Two women testified to having spent extensive time in the apartment during the time when others reported a smell outside and in other parts of the building.
They were not restricted in their movements in any way. They smelled nothing.
Many other men and women, including a police detective, were in the apartment subsequent to the time that the Commonwealth has always insisted that the death took place.
They were not called to testify by the Defense as the time of death was fixed in stone by the indictment and their testimony would not have added anything to the situation.
- There was no smell in the apartment itself. Impossible, if a body had decayed there;
- Also, not a drop of blood was found in the apartment or on Holly's clothes;
- Add this to five sightings of a dead woman six months after her death;
- The witholding of these sightings;
- A judge who says ignore the time of death.
During the trial there was a long discussion about a fire escape next door - a red herring - as the actual fire escape door, in the kitchen, was left off the drawing of the apartment, by the man who spent eighteen hours in the apartment.
And the real kicker: Holly was found with keys to the apartment in her pocket.
There was no problem about bringing a body into the apartment as the deceased had keys to the apartment on her person.
The smell, as with so many other aspects of the case, does not point to the Defendant, but in other directions that the neglected and now lost fingerprints reinforce.
- The Superior Court
The Superior Court was the first line of defense against the Defendant having an honest appeal.
The proceedings were delayed by Judge Mazzola for so long that the record was so cold that Mr. Strutin (one of my lawyers) forgot to file.
Then the Superior Court made a travesty of the appeal by refusing to rule on the Einhorn Law, first lying about what the Defense said, then saying they could not rule on the issue as they could not grant the remedy.
The absurdity of such a position has been called many names by those who look at it and know the law.
The situation is simple:
An issue has two parts: the merits and the remedy.
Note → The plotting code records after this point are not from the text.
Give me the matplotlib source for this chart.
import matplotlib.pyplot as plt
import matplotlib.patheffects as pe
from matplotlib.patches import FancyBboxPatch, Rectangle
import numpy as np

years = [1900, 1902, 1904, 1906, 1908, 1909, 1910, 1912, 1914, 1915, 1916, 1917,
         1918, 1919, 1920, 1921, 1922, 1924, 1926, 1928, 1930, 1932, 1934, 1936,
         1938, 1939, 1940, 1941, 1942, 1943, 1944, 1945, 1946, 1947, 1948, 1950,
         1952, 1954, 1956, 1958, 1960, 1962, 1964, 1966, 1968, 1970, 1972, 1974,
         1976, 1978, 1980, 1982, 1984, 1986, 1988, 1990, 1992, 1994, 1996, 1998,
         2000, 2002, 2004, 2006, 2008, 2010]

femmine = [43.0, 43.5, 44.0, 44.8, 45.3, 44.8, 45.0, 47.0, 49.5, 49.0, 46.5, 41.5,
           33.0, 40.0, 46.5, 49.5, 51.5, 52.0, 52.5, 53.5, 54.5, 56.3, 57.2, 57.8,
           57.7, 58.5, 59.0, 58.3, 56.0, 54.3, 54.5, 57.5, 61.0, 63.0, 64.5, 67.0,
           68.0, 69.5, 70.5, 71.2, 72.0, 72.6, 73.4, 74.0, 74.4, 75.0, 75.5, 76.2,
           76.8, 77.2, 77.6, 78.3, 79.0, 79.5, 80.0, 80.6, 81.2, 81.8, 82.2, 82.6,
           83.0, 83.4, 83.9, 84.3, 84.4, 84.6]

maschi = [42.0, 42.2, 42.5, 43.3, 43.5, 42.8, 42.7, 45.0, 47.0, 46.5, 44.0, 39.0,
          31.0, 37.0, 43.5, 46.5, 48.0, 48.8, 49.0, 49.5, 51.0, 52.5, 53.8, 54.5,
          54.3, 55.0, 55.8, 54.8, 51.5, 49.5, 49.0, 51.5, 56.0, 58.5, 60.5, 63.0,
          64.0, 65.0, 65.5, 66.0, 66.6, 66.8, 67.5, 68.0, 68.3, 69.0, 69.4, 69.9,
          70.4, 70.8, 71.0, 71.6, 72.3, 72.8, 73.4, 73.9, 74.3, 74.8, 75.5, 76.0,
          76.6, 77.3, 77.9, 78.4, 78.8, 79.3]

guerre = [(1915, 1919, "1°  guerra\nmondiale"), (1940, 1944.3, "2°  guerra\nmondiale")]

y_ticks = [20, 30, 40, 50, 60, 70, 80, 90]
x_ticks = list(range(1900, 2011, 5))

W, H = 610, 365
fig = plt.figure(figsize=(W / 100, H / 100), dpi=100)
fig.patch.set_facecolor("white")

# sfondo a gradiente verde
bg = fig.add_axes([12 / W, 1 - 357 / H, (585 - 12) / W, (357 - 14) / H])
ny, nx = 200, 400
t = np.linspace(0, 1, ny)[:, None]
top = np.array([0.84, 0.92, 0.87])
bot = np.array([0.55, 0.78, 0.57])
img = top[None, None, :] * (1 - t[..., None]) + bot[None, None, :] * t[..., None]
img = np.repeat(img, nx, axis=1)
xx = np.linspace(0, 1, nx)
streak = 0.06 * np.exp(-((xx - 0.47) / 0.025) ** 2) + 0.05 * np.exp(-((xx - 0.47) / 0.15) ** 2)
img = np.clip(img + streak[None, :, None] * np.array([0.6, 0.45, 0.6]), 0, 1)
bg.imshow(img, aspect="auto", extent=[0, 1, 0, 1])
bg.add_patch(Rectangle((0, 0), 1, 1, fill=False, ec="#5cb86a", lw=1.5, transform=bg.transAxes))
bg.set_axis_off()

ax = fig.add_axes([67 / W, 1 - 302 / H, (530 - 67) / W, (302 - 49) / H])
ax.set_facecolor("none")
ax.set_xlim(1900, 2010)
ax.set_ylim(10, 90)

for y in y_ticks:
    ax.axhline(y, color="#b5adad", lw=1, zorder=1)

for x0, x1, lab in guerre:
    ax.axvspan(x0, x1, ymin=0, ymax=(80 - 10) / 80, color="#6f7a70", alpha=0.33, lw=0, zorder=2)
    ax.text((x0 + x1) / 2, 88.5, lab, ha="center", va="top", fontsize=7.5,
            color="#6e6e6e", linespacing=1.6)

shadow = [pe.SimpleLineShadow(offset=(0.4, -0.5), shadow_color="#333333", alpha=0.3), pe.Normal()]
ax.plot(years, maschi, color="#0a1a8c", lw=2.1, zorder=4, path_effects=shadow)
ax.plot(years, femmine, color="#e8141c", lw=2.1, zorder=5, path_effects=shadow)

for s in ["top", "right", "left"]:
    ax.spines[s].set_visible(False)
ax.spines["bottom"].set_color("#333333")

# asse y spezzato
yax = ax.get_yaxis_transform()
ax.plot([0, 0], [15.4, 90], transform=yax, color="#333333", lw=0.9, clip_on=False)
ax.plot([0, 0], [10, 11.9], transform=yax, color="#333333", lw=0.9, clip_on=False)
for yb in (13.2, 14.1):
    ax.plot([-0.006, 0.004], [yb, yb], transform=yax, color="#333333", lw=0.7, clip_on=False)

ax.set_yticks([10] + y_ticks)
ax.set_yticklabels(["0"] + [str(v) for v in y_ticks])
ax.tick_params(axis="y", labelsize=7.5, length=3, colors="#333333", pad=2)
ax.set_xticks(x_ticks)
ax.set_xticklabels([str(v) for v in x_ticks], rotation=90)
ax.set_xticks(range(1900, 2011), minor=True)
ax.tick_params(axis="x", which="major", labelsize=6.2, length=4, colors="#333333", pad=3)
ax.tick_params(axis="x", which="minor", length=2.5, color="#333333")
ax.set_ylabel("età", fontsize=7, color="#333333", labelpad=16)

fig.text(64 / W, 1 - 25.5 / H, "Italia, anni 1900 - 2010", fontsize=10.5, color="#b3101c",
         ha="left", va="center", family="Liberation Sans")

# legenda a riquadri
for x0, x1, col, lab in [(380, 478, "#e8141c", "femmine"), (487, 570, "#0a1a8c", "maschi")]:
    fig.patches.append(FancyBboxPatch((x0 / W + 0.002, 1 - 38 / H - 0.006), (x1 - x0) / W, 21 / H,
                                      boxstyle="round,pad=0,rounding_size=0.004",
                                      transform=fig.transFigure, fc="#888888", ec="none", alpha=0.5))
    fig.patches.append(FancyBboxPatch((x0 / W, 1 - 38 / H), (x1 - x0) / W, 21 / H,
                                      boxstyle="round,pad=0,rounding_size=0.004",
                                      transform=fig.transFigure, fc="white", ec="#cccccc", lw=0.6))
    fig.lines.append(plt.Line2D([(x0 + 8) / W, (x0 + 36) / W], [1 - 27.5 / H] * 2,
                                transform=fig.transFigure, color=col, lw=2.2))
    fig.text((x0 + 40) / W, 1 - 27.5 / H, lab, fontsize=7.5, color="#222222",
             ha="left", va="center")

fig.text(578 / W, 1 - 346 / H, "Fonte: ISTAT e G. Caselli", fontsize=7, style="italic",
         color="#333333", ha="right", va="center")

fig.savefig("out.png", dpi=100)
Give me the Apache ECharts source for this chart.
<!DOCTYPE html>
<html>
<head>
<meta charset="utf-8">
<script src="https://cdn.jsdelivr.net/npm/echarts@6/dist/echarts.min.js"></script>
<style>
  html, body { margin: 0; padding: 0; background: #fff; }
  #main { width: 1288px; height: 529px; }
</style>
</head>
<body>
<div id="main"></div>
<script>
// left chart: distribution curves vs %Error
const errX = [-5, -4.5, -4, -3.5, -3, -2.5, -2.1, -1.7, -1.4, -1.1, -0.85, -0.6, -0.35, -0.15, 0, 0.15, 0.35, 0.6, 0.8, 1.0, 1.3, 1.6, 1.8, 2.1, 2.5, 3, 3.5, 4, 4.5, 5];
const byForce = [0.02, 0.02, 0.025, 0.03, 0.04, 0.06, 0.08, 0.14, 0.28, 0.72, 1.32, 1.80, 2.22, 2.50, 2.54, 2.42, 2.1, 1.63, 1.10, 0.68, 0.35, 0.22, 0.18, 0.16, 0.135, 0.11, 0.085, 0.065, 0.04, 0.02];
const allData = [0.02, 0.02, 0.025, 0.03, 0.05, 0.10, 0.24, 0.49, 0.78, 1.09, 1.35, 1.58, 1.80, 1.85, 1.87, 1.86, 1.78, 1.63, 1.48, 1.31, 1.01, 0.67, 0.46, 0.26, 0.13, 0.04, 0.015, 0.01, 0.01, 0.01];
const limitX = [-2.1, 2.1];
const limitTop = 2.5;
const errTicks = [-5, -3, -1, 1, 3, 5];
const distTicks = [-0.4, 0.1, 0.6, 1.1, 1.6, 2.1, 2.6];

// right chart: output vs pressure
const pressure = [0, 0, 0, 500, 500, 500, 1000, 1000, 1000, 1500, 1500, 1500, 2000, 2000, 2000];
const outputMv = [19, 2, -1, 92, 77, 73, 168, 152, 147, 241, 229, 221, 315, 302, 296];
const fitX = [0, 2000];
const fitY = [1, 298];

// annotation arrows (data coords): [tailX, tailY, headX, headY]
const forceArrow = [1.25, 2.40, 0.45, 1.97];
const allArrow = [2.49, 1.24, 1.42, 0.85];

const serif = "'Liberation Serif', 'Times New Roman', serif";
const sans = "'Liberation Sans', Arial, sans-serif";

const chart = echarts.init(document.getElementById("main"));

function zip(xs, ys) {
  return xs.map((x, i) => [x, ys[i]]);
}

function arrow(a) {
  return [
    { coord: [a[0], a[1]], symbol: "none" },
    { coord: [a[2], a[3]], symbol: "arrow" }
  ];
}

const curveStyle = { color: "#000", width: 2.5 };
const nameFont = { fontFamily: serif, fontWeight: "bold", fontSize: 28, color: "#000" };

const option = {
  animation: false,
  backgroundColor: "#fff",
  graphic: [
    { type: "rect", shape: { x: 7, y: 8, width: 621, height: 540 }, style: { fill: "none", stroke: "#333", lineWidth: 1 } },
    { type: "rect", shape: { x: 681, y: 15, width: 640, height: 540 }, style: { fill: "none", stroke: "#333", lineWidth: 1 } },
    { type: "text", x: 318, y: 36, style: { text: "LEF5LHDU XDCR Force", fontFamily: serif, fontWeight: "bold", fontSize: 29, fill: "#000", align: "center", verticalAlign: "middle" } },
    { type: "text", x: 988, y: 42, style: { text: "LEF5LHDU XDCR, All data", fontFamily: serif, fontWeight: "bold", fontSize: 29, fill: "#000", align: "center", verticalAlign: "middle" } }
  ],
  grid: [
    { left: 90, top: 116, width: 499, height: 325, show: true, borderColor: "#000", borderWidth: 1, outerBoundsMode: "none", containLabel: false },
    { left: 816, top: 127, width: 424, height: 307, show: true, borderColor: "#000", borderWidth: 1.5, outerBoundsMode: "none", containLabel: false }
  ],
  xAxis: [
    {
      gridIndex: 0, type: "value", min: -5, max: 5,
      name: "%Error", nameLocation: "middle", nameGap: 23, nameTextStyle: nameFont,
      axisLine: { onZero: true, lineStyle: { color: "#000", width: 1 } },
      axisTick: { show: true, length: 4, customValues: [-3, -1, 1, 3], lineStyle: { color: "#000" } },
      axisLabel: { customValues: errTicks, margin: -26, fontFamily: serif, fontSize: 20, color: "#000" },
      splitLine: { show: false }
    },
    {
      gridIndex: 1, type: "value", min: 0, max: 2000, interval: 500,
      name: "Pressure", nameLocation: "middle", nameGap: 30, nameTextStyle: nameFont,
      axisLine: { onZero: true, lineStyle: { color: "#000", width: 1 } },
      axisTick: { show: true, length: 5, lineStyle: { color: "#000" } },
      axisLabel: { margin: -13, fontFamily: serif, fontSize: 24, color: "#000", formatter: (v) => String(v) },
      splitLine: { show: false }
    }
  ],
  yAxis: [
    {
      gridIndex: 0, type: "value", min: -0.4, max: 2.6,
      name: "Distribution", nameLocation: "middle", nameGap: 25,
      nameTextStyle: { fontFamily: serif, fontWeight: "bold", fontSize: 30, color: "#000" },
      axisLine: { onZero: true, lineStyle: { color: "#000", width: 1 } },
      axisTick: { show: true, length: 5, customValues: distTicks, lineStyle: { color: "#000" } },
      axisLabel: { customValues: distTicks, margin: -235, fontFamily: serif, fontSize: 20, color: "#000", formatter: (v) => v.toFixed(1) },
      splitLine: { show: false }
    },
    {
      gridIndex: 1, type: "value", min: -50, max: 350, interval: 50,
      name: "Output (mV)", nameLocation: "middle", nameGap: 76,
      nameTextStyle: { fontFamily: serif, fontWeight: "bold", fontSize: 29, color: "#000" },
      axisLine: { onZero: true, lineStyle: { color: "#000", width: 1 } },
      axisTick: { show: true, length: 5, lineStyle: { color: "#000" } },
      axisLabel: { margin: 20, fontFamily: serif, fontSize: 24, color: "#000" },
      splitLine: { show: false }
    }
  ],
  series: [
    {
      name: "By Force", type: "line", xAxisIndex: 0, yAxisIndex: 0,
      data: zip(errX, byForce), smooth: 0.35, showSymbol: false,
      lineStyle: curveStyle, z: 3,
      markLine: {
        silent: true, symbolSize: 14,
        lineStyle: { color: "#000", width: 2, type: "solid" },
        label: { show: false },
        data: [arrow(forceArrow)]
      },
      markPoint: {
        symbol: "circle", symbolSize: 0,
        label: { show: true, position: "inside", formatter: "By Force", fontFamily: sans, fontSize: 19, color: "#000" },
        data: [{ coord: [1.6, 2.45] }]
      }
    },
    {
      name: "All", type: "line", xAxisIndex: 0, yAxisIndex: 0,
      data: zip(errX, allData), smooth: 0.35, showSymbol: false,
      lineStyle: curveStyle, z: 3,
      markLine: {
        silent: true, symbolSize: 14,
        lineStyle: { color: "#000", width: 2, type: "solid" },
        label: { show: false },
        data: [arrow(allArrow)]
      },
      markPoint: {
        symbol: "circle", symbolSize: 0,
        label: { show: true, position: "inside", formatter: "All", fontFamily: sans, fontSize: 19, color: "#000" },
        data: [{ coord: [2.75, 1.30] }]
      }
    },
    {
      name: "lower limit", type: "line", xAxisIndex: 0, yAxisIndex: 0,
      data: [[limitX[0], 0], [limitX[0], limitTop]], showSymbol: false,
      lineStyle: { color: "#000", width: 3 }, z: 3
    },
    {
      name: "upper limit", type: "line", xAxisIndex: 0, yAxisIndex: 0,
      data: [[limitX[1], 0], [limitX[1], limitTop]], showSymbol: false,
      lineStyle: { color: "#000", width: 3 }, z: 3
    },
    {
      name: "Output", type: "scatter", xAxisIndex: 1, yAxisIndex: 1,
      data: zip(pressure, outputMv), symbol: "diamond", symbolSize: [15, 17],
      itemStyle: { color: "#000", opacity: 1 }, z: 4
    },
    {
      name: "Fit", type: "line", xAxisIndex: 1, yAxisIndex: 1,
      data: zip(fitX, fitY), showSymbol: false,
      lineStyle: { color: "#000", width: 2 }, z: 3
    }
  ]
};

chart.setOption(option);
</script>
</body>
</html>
The remedy comes into play only if an issue has merit.
You can't speak about the remedy until you rule on the issue.
Not to rule on the merits of an issue is to abrogate the very nature of the existence of a court. Court's exist to rule on the merits of an issue.
Travesty is a mild word for what the Superior Court did.
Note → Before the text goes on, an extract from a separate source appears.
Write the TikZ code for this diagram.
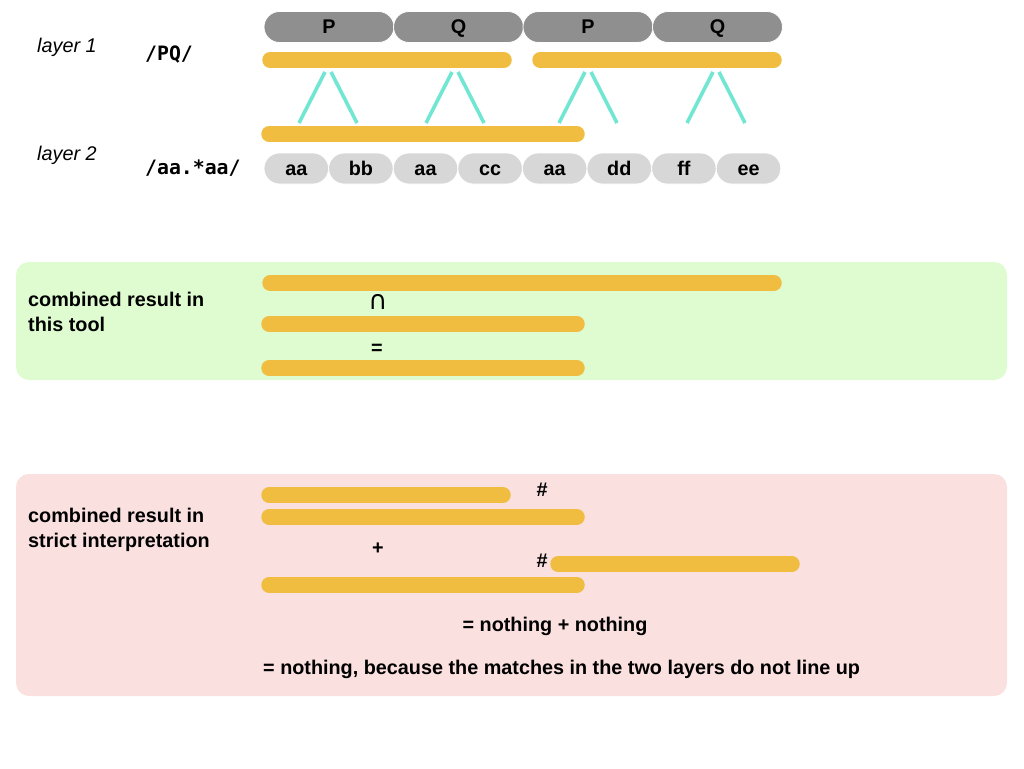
\documentclass[tikz,border=0pt]{standalone}
\usepackage{fontspec}
\setmainfont{Liberation Sans}
\setmonofont{DejaVu Sans Mono}
\newfontfamily\symbfont{DejaVu Sans}
\usetikzlibrary{shapes.misc}

\definecolor{pilldark}{HTML}{8F8F8F}
\definecolor{pilllight}{HTML}{D7D7D7}
\definecolor{matchorange}{HTML}{F0BD41}
\definecolor{chalkteal}{HTML}{70E6D3}
\definecolor{panelgreen}{HTML}{DFFCD0}
\definecolor{panelpink}{HTML}{FAE1E0}

\tikzset{
  pill/.style={rounded rectangle, draw=white, line width=0.8pt,
    minimum height=31pt, inner sep=0pt, text height=13.5pt, text depth=0pt},
  patpill/.style={pill, fill=pilldark, minimum width=130pt, font=\bfseries},
  tokpill/.style={pill, fill=pilllight, minimum width=64.6pt, font=\bfseries},
  matchbar/.style={draw=matchorange, line width=15.5pt, line cap=round},
  chalk/.style={draw=chalkteal, line width=3.6pt},
  panel/.style={rounded corners=13pt},
  lbl/.style={anchor=west, inner sep=0pt, align=left},
}

\begin{document}
\fontsize{19.8}{25}\selectfont
\begin{tikzpicture}[x=1pt, y=-1pt]
  \useasboundingbox (0,0) rectangle (1024,768);

  % panels
  \fill[panelgreen, panel] (16,262) rectangle (1007,380);
  \fill[panelpink, panel] (16,474) rectangle (1007,696);

  % layer labels and patterns
  \node[lbl, font=\itshape] (layer1) at (37,47) {layer 1};
  \node[lbl, font=\itshape] (layer2) at (37,155) {layer 2};
  \node[lbl, font=\ttfamily\bfseries] (pat1) at (145,55) {/PQ/};
  \node[lbl, font=\ttfamily\bfseries] (pat2) at (145,168) {/aa.*aa/};

  % layer 1 tokens
  \foreach \t [count=\i from 0] in {P,Q,P,Q}
    \node[patpill] (top\i) at (329+129.5*\i,27) {\t};

  % layer 2 tokens
  \foreach \t [count=\i from 0] in {aa,bb,aa,cc,aa,dd,ff,ee}
    \node[tokpill] (tok\i) at (296.3+64.6*\i,168.5) {\t};

  % matches
  \draw[matchbar] (270,60) -- (504,60);
  \draw[matchbar] (540,60) -- (774,60);
  \draw[matchbar] (269,134) -- (577,134);

  % P Q joins
  \foreach \x in {328,455,588,716} {
    \draw[chalk] (\x-3,72) -- (\x-29,123);
    \draw[chalk] (\x+3,72) -- (\x+29,123);
  }

  % combined result in this tool
  \node[lbl, font=\bfseries] (tool) at (28,311.5) {combined result in\\this tool};
  \draw[matchbar] (270,283) -- (774,283);
  \node[font=\symbfont\fontsize{26}{26}\selectfont] (cap) at (378,302) {∩};
  \draw[matchbar] (269,324) -- (577,324);
  \node[font=\bfseries] (eq) at (377,349) {=};
  \draw[matchbar] (269,368) -- (577,368);

  % combined result in strict interpretation
  \node[lbl, font=\bfseries] (strict) at (28,529.5) {combined result in\\strict interpretation};
  \draw[matchbar] (269,495) -- (503,495);
  \node[font=\bfseries] (hash1) at (542,490) {\#};
  \draw[matchbar] (269,517) -- (577,517);
  \node[font=\bfseries] (plus) at (378,549) {+};
  \node[font=\bfseries] (hash2) at (542,561) {\#};
  \draw[matchbar] (558,564) -- (792,564);
  \draw[matchbar] (269,585) -- (577,585);

  \node[font=\bfseries] (sum) at (555,626) {= nothing + nothing};
  \node[lbl, font=\bfseries] (verdict) at (263,669)
    {= nothing, because the matches in the two layers do not line up};
\end{tikzpicture}
\end{document}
To use a remedy to avoid ruling on an issue is unique, and has nothing to do with LAW.
For the Supreme Court not to correct such a misuse of the law is to make a hypocrite out of Chief Justice Ronald Castille.
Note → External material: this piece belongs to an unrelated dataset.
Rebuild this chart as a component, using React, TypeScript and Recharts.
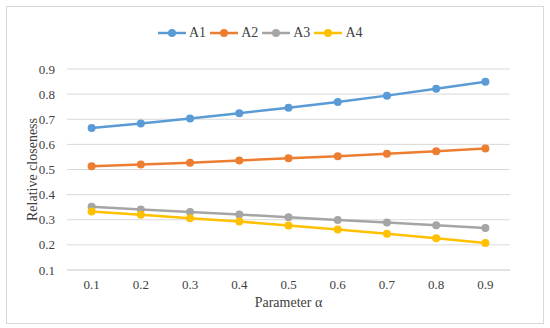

The entire court system has continually twisted the law to avoid dealing fairly with one cae.
The case screams for honest exposure. SUNLIGHT.
- 7.Civil Suit
In 1999, years byond the allowable time limit, a civil action went to trial, against the Defendant Ira Einhorn, again, in absentia.
A Judgement was returned against the Defendant for a sum that now, with interest, is well over $1,000,000,000.
- 8. File
Then in April of 2009, after waiting eighteen months to have a lawyer appointed, a PCRA action began. At that time Mr. Einhorn was told that his Entire file had been lost - thousands of pages just vanished. Again unique. An accident - ha! You decide.
Just another indication of a judicial system gone to an extreme to avoid facing up to its own mistakes.